Will Barker

"Ridley Road Market"

Section MS19, Alison Bartlett

Keywords:

Within urban fabric, every space holds memories which form a dialectic between the past, present and future. Space exists as a subjective experience, inhabited by bodies and materials, stitching together the human and non-human. Ridley Road Market, in Dalston, East London, contains a complex ecology of embedded histories. The street becomes a fixed stage for human events. The architecture of the market holds meaning, a collective memory, as explored by Rossi in The Architecture of the City.1 The market has endured over time, amongst change it maintains a concept of permanence, a fixed point in the wider urban dynamic. This research explores the rituals of the street market, the city as theatre and the market as a monument. Seeks to prove that these rituals render the permanence of a monument.

In an ontological consideration of monuments, there is a tension being the state of lived experience and geographical fixation. Through occupation of the interstitial spaces and the peripheries, through the resistance to state violence, to fascism and displacement through neoliberalism, Ridley Road becomes a landmark through human experience, as opposed to state-controlled designation.
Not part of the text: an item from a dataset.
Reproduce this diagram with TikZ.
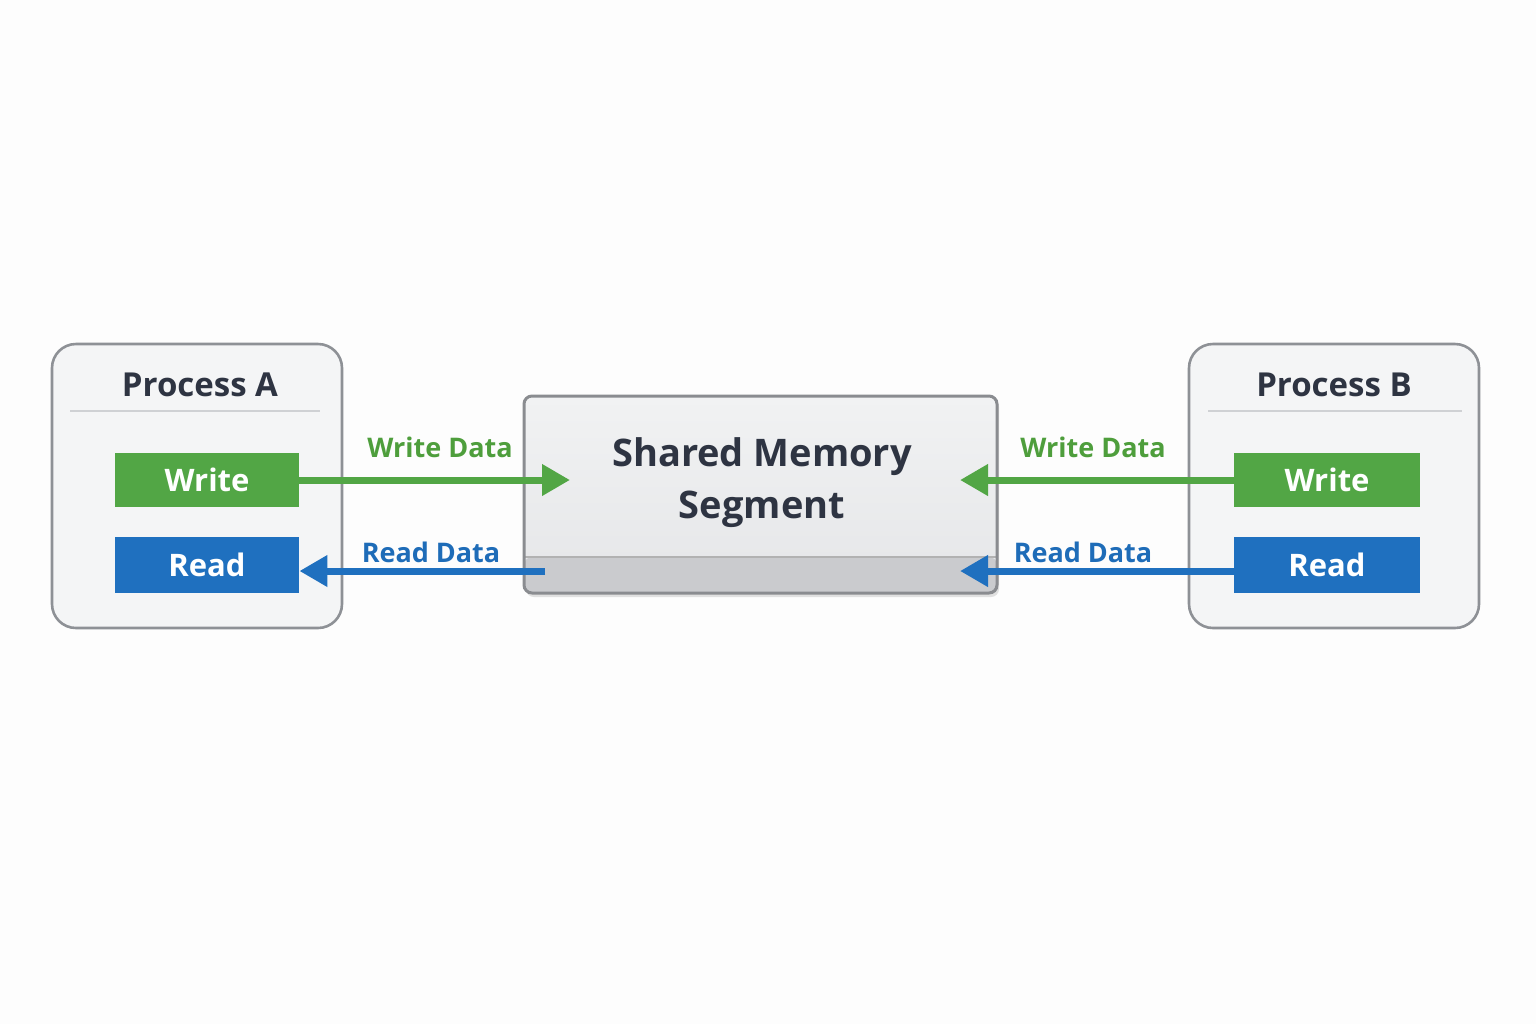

Ridley Road was the heart of the 43 Group and 62 Group anti-fascist organisations resisting the rise of Oswald Moseley’s far-right politics post war.2 The market and its inhabitants today continue to resist eviction notices, planning applications to demolish the shopping village and contractual alterations to market traders’ rights.3

This project will explore the idea as monument as background, the artefacts that sustain the stalls become monumentalised through memory and the exchange of oral histories, goods, and solidarity. Casting these objects, from games pieces to items of food bought on the market, immortalises them beyond the expected lifetime of these objects. When repositioning them on the market, the artefacts that help preserve it will be foregrounded once more.


  1. Rossi, Aldo. The Architecture of the City. MIT Press, 2007. 

  2. Musil, Robert. Monuments. trans. B. Pike, in Selected Writings, ed. B. Pike (New York, 1986), 320. 3 Dalston, About OPEN. Hackney Is Consulting on Privatising Its Street Markets. OPEN Dalston, 22 July 2023, opendalston.blogspot. com/2023/07/hackney-is-consulting-on-privatising.html.